Deutsche Dumps Dodd - How Germany's Biggest Bank Ran Circles Around The Fed

Tyler Durden's picture

Why are we not surprised at the fact, as reported by the WSJ, that Deutsche Bank AG changed the legal structure of its huge U.S. subsidiary to shield it from new regulations that would have required the German bank to pump new capital into the U.S. arm. The bank on Feb. 1 reorganized its U.S. subsidiary, known as Taunus Corp., so that it is no longer classified as a 'bank-holding company'. The technical change has important consequences. Taunus—which at the end of last year had about $354 billion of assets and 8,652 employees, making it one of the largest U.S. banking companies—won't have to comply with a provision of the U.S. Dodd-Frank regulatory-overhaul law that essentially forces the local arms of non-U.S. banks to meet the same capital requirements that American banks fact.
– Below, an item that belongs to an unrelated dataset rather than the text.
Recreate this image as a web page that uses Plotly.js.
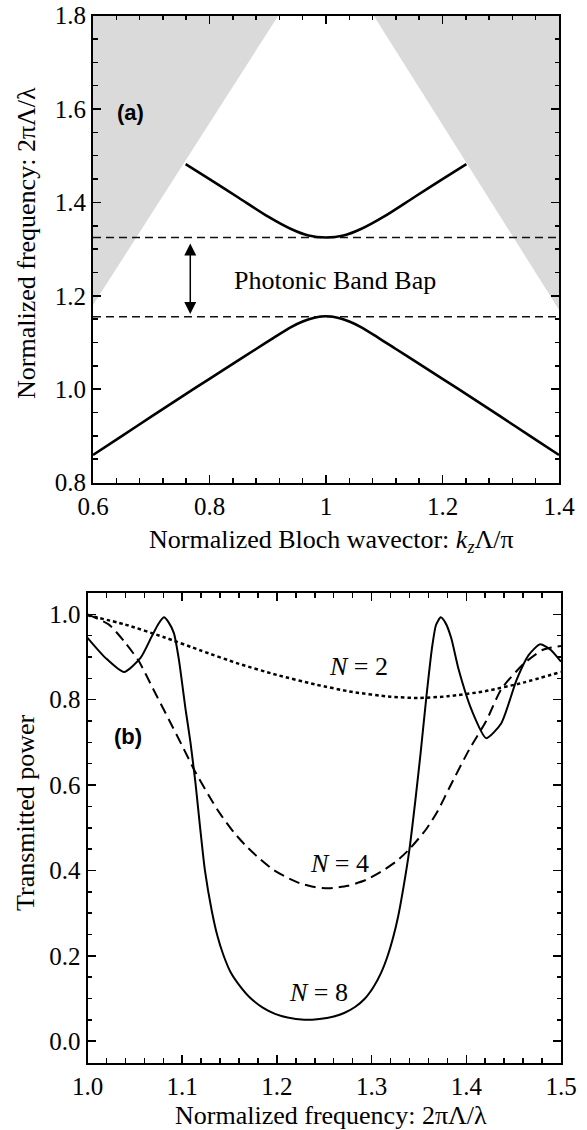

A provision of the Dodd-Frank Act was going to require Deutsche Bank to infuse Taunus, which for years operated with thin capital cushions, with what executives feared could be as much as $20 billion. Taunus is no longer a bank-holding company and won't have to comply with the tougher capital rules, even though Taunus still houses Deutsche Bank's U.S. investment bank.

 

While U.S. regulators haven't objected, the maneuvers by European banks to sidestep elements of Dodd-Frank have generated controversy. Some experts worry the tactics will allow the U.S. arms of the European banks to continue operating with thin capital cushions and that their overseas parents won't come to their rescue if they get into trouble. "When an institution becomes stressed, long experience has shown that foreign banks and their regulators are reluctant to send capital abroad to support U.S. operations," said Sheila Bair, the recently departed chairman of the Federal Deposit Insurance Corp. "The only capital that matters is that which is here in the U.S. and can be accessed." But because Taunus is no longer a bank-holding company, it is unclear what jurisdiction the Fed will have to intervene in the investment-banking arm if it has concerns about how the unit is being run or whether it has adequate capital buffers.”